Thursday, 7 November 2013

Transactions for which written documents are not necessary

Transactions for which written documents are not necessary

Some Transactions can be effected orally and no written document is necessary to give effect to the intentions of those transactions, like:

1. A Partition of Joint Family Properties

Case Laws:

Satya Kumar v Satya Kripal (1909) 10 CLJ 503

Peddu Reddiar v Kothanda Reddi AIR 1966 Mad 419

2. Compromise of Claim

Case Law: Thiruvengada Chariar v Ranganatha 13 MLJ 500

A transfer made in compromise of a claim is neither a sale nor a gift nor an exchange and no writing is necessary under the Transfer of Property Act, 1882 to validate the same, though such transfer may relate to immovable property.

3. Transfer by Husband to wife for future maintenance

Case Law: Madam Pillai v Badrakalli 45 Mad 612 (FB)

A transfer of land by a husband to be enjoyed by his wife during her lifetime in discharge of future maintenance is not a gift or sale and may be made without writing

4. Transfer in consideration of marriage.

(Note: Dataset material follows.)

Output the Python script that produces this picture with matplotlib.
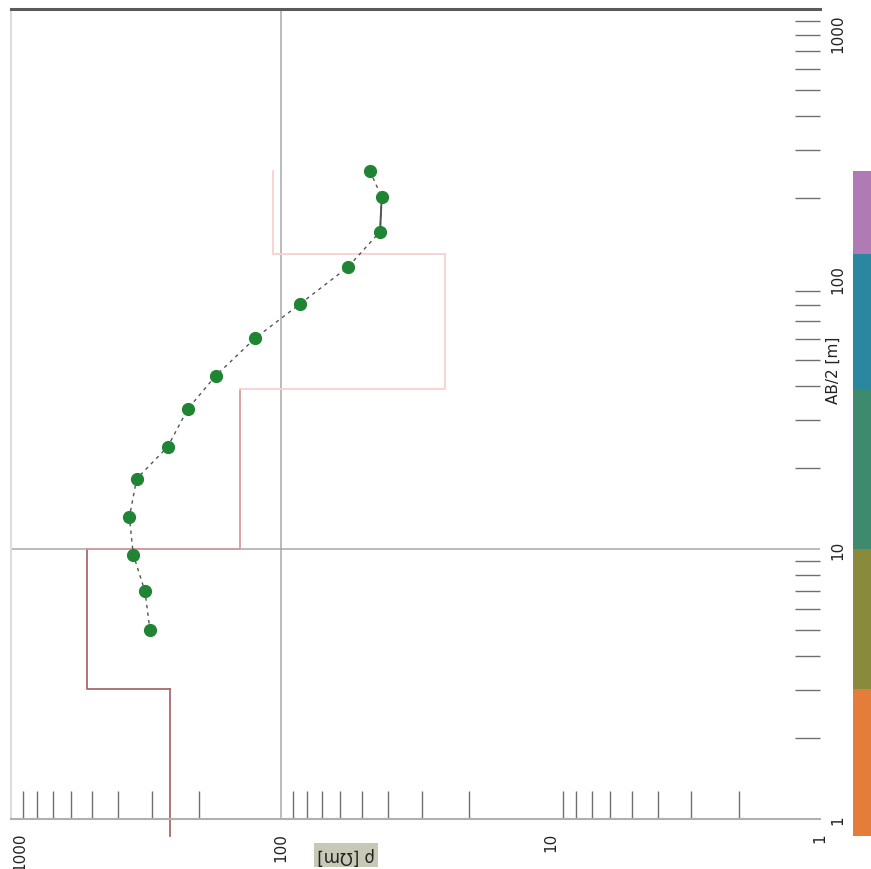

Case Law: Serandaya Pillai v Sankaralingam Pillai (1959) 2 MLJ 502

A transfer of property in consideration of marriage pursuant to an oral agreement, followed by delivery of possession, need not be in writing.

5. Mortgage by deposit of Title Deed

A mortgage by deposit of title deed or an equitable mortgage need not be in writing.

6. A transfer of immovable property of value less than Rs.100/- can be effected orally.

7. A lease for less than 1 year

Case Law: Gulab Khan v Lal Muhammad  AIR 1926 Oudh 609

A lease of immovable Property for a period less than 1 year made by an oral agreement accompanied by delivery of possession need not be in writing.

8. A Hindu Religious Endowment

Case Law: Gangi Reddi v Tammi Reddy ILR 50 Mad 421(PC); 54 IA 136; 1927 PC 80; 50 MLJ 524.

A dedication by a Hindu of property for the purpose of a religious charity according to the Hindu Law can be validly made without any instrument in writing. But the appropriation or alienation must be made by an act inter vivos and not in future by a will.